DIACC Recommendations: Province of Ontario’s Electronic Signature Regulation


DIACC Comments and Recommendations: Proposed Changes to Province of Ontario’s Electronic  Signature Regulation December 2014


Background on Digital ID and Authentication Council of Canada….

The Digital Identification and Authentication Council of Canada (DIACC) is the non-profit coalition of public and private sector leaders committed to developing Canada’s system for digital identification and authentication to enable Canadians’ full and secure participation the global digital economy.

We are committed to unlocking economic opportunities for Canadian consumers, and businesses by providing the framework to develop a robust, secure, scalable and privacy-enhancing digital identification and authentication ecosystem that will decrease costs for everyone while improving service delivery and driving GDP growth.

DIACC’s members and advisors include leaders from both the federal and provincial levels of government as well as representatives from small and large businesses, charities, and privacy commissioners.

We operate transparently and participation is open to all Canadians. Our current membership includes all of Canada’s major financial institutions and credit unions, telecommunications companies, departments within the Canadian Federal, Provincial and Municipal governments, and technology providers).

Comments:

The Digital ID and Authentication Council of Canada appreciates the opportunity to contribute to the process of reviewing the proposed changes to the Province of Ontario’s Regulations regarding e-Signatures for Agreements of Purchase and Sale of Land.

Our membership consists of a broad cross section of stakeholders (including Canada’s largest financial institutions, telecommunications companies, departments within the Canadian Federal, Provincial and Municipal governments, and technology providers). We were founded specifically to create an environment for strong implementation of digital ID and authentication experiences and to stimulate Canada’s digital economy.

From our members, the DIACC has collected a panel of experts to review the proposed Government of Ontario regulation changes and agree that at first glance the current proposals represent an improvement over the current regulations.

The DIACC does caution that changes to the regulatory environment will impact many sectors, and if not written and applied correctly, new regulations can bring about unintended consequences and create significant challenges in the long term.

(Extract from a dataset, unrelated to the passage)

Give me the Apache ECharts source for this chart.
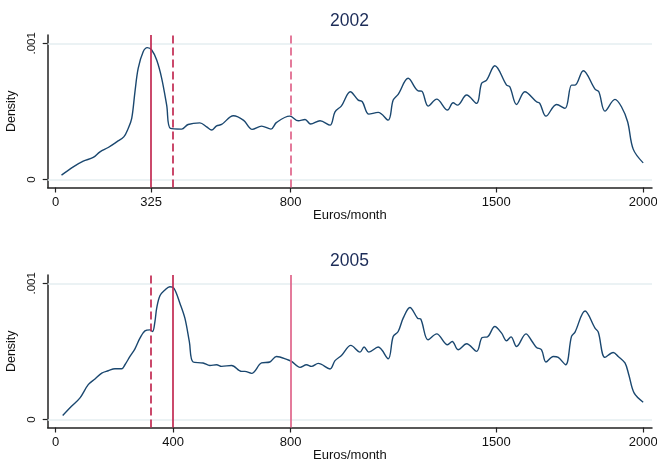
<!DOCTYPE html>
<html>
<head>
<meta charset="utf-8">
<script src="https://cdn.jsdelivr.net/npm/echarts@6/dist/echarts.min.js"></script>
<style>
html,body{margin:0;padding:0;background:#fff;}
#chart{width:657px;height:461px;}
</style>
</head>
<body>
<div id="chart"></div>
<script>
// ---- data ----
var panelTitles = ['2002', '2005'];
var xTicks2002 = [0, 325, 800, 1500, 2000];
var xTicks2005 = [0, 400, 800, 1500, 2000];
var yTicks = [0, 0.001];
var yTickLabels = ['0', '.001'];

var euros2002 = [20,60,94,128,151,179,208,232,247,259,270,281,298,312,327,344,361,378,391,429,451,491,514,531,548,565,605,640,669,701,733,752,797,826,849,868,900,934,951,973,1003,1030,1044,1066,1098,1132,1149,1166,1200,1234,1246,1268,1297,1334,1353,1368,1399,1433,1450,1467,1495,1535,1546,1569,1597,1637,1648,1669,1705,1734,1756,1768,1796,1836,1849,1870,1904,1926,1947,1966,2000];
var density2002 = [0.032e-3,0.093e-3,0.135e-3,0.162e-3,0.203e-3,0.235e-3,0.276e-3,0.313e-3,0.375e-3,0.449e-3,0.644e-3,0.816e-3,0.938e-3,0.968e-3,0.951e-3,0.877e-3,0.743e-3,0.546e-3,0.375e-3,0.370e-3,0.404e-3,0.416e-3,0.387e-3,0.363e-3,0.394e-3,0.404e-3,0.468e-3,0.434e-3,0.368e-3,0.392e-3,0.370e-3,0.419e-3,0.465e-3,0.431e-3,0.441e-3,0.407e-3,0.431e-3,0.399e-3,0.497e-3,0.541e-3,0.644e-3,0.583e-3,0.571e-3,0.480e-3,0.493e-3,0.436e-3,0.583e-3,0.625e-3,0.743e-3,0.651e-3,0.649e-3,0.539e-3,0.590e-3,0.510e-3,0.563e-3,0.546e-3,0.620e-3,0.559e-3,0.706e-3,0.730e-3,0.835e-3,0.693e-3,0.681e-3,0.551e-3,0.644e-3,0.571e-3,0.559e-3,0.465e-3,0.551e-3,0.522e-3,0.693e-3,0.693e-3,0.799e-3,0.664e-3,0.644e-3,0.502e-3,0.588e-3,0.534e-3,0.424e-3,0.223e-3,0.122e-3];

var euros2005 = [24,54,83,111,134,157,179,202,225,236,253,270,287,304,321,330,338,344,355,372,389,403,423,440,455,468,502,525,548,565,599,633,644,667,701,729,752,792,803,832,854,871,894,934,951,973,1005,1036,1050,1066,1098,1132,1149,1166,1183,1206,1232,1243,1268,1297,1334,1350,1370,1399,1433,1452,1470,1495,1518,1535,1550,1569,1601,1622,1637,1654,1669,1694,1711,1736,1756,1768,1802,1836,1847,1870,1898,1915,1938,1951,1969,2000];
var density2005 = [0.029e-3,0.097e-3,0.159e-3,0.256e-3,0.298e-3,0.341e-3,0.358e-3,0.373e-3,0.373e-3,0.402e-3,0.463e-3,0.519e-3,0.597e-3,0.651e-3,0.658e-3,0.646e-3,0.719e-3,0.817e-3,0.909e-3,0.951e-3,0.975e-3,0.963e-3,0.854e-3,0.744e-3,0.573e-3,0.422e-3,0.415e-3,0.397e-3,0.402e-3,0.390e-3,0.397e-3,0.353e-3,0.353e-3,0.339e-3,0.415e-3,0.422e-3,0.463e-3,0.437e-3,0.427e-3,0.383e-3,0.402e-3,0.390e-3,0.412e-3,0.371e-3,0.432e-3,0.470e-3,0.544e-3,0.495e-3,0.532e-3,0.495e-3,0.532e-3,0.446e-3,0.610e-3,0.646e-3,0.744e-3,0.822e-3,0.744e-3,0.737e-3,0.585e-3,0.629e-3,0.549e-3,0.573e-3,0.512e-3,0.556e-3,0.500e-3,0.602e-3,0.607e-3,0.683e-3,0.634e-3,0.578e-3,0.607e-3,0.536e-3,0.629e-3,0.573e-3,0.529e-3,0.512e-3,0.422e-3,0.463e-3,0.456e-3,0.402e-3,0.610e-3,0.642e-3,0.797e-3,0.671e-3,0.642e-3,0.456e-3,0.492e-3,0.463e-3,0.415e-3,0.329e-3,0.195e-3,0.127e-3];

// reference lines (euros/month)
var solid2002 = [325];
var dashed2002 = [400];
var dashedLight2002 = [800];
var solid2005 = [400];
var dashed2005 = [325];
var solidLight2005 = [800];

// ---- build ----
function pairs(xs, ys) { return xs.map(function (x, i) { return [x, ys[i]]; }); }

var DARK = '#c22a52', LIGHT = '#e0648a', GRIDC = '#e4eef1';
function vlines(vals, color, dashed) {
  return vals.map(function (v) {
    return { xAxis: v, lineStyle: { color: color, width: 1.7, type: dashed ? [8, 4] : 'solid' } };
  });
}

var FONT = 'Liberation Sans, Arial, sans-serif';
var tops = [35, 275];
var gridH = 152.5;
var X_MIN = -27, X_MAX = 2030;

function xAxisFor(i, ticks) {
  return {
    type: 'value', gridIndex: i, min: X_MIN, max: X_MAX,
    name: 'Euros/month', nameLocation: 'middle', nameGap: 21,
    nameTextStyle: { color: '#111', fontSize: 13, fontFamily: FONT },
    axisLine: { show: true, onZero: false, lineStyle: { color: '#222', width: 1.5 } },
    axisTick: { show: true, length: 5, customValues: ticks, lineStyle: { color: '#222', width: 1.2 } },
    axisLabel: { show: true, customValues: ticks, margin: 8, color: '#111', fontSize: 13, fontFamily: FONT,
      showMinLabel: true, showMaxLabel: true, hideOverlap: false,
      formatter: function (v) { return String(Math.round(v)); } },
    splitLine: { show: false }
  };
}
function yAxisFor(i) {
  return {
    type: 'value', gridIndex: i, min: -0.0588e-3, max: 1.061e-3,
    name: 'Density', nameLocation: 'middle', nameGap: 24, nameRotate: 90,
    nameTextStyle: { color: '#111', fontSize: 12.5, fontFamily: FONT },
    axisLine: { show: true, onZero: false, lineStyle: { color: '#222', width: 1.5 } },
    axisTick: { show: true, length: 5, customValues: yTicks, lineStyle: { color: '#222', width: 1.2 } },
    axisLabel: { show: true, customValues: yTicks, rotate: 90, margin: 10, color: '#111', fontSize: 11.5, fontFamily: FONT,
      formatter: function (v) { return Math.abs(v) < 1e-9 ? yTickLabels[0] : yTickLabels[1]; } },
    splitLine: { show: false }
  };
}
function seriesFor(i, xs, ys, marks) {
  return {
    type: 'line', xAxisIndex: i, yAxisIndex: i, data: pairs(xs, ys),
    smooth: 0.35, showSymbol: false, symbol: 'none',
    lineStyle: { color: '#1a476f', width: 1.4 },
    markLine: { silent: true, symbol: ['none', 'none'], label: { show: false }, animation: false,
      data: marks },
    animation: false, z: 3
  };
}
// horizontal gridlines at the y tick values
function gridSeries(i) {
  return {
    type: 'line', xAxisIndex: i, yAxisIndex: i, data: [], silent: true, z: 1,
    markLine: { silent: true, symbol: ['none', 'none'], label: { show: false }, animation: false,
      data: yTicks.map(function (v) { return [{ coord: [X_MIN, v] }, { coord: [X_MAX, v] }]; }),
      lineStyle: { color: GRIDC, width: 1.5, type: 'solid' } }
  };
}

var option = {
  backgroundColor: '#ffffff',
  animation: false,
  title: panelTitles.map(function (t, i) {
    return { text: t, left: 330, top: tops[i] - 23, padding: 0,
      textStyle: { color: '#1c2c58', fontSize: 17.5, fontWeight: 'normal', fontFamily: FONT } };
  }),
  grid: tops.map(function (t) {
    return { left: 47.7, top: t, width: 604.3, height: gridH, containLabel: false, outerBoundsMode: 'none' };
  }),
  xAxis: [xAxisFor(0, xTicks2002), xAxisFor(1, xTicks2005)],
  yAxis: [yAxisFor(0), yAxisFor(1)],
  series: [
    gridSeries(0), gridSeries(1),
    seriesFor(0, euros2002, density2002,
      vlines(solid2002, DARK, false).concat(vlines(dashed2002, DARK, true), vlines(dashedLight2002, LIGHT, true))),
    seriesFor(1, euros2005, density2005,
      vlines(dashed2005, DARK, true).concat(vlines(solid2005, DARK, false), vlines(solidLight2005, LIGHT, false)))
  ]
};
var chart = echarts.init(document.getElementById('chart'), null, { renderer: 'canvas' });
chart.setOption(option);
</script>
</body>
</html>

The decision to use one type of signature over another must be assessed against many factors including, but not limited to:

  • Risk tolerance
  • Potential for fraud
  • Accepted practice
  • Cost

Secure Electronic Signatures

Pursuant to the Canada Evidence Act, Personal Information Protection and Electronic Documents Act (PIPEDA) and Secure Electronic Signature Regulations a Secure Electronic Signature is defined as being:

  • Unique to the person
  • Under the sole control of the person
  • Used to identify the person
  • Linked with the electronic document in such a way that it can be used to determine if the document has been changed since the signature was attached
  • Uses Public Key Infrastructure (PKI) technology

This is a very prescriptive method, and although provides additional assurance, may create unnecessary technical barriers and costs.

Electronic Signatures

  • They encompass close to everything else: user name and password, PIN code, scanned signature, signature with stylus pen, name typed at bottom of e-mail, scanned signature saved as jpg etc.

When discussing a need to alter or amend the regulation one must consider the original intent. The intent of having a signature on agreement of purchases and sale of land in Ontario are to:

  • Ensure the identity of the parties entering into an agreement
  • Ensure both parties understand and agree to the transaction
  • Ensure neither party can claim ”ignorance of” or deny intention of transaction
  • Ensure there is a public record of the transaction
  • Ensure that the signed document has not been altered or modified once a signature had been applied.

As mentioned, the decision to use one type of signature over another must consider a number of important factors, notwithstanding the nature of program and its costs alone.

Proposed Province of Ontario Regulatory Changes

Draft Regulation

  1. For the purpose of subsection 11(4) of the Act, the following class of documents is prescribed: agreements of purchase and sale of land in Ontario.
  2. A legal requirement that a document of the prescribed class be signed is satisfied by an electronic signature only if the method of signature used:

a.   Is reliable for the purpose of identifying the person who signs;

b.   Ensures that the electronic signature is permanent and cannot be removed from the signed document;     and

c.   Is accessible so as to be usable for subsequent reference by any person who is entitled to have access to the document or who is authorized to require its production.

Should Ontario adopt a regulation to support the reliability of electronic signatures on agreements of purchase and sale of land, and if so, is the text above an appropriate regulation?

The DIACC recommends altering the Section 2 of the proposed regulations to read:

A legal requirement that a document of the prescribed class be signed is satisfied by an electronic signature only if the method of signature used:

a.   Is reliable for the purpose of identifying the person who signs an electronic document using an electronic signature;

b.   Ensures that the electronic signature is under the sole control of the person when signing the electronic document;

c.   The electronic signature can be linked with the electronic document in such a way that it can be used to determine if the electronic document has not been changed since the signature was attached; and

d.   Meets security requirements as prescribe by applicable agreements, legislation or regulation.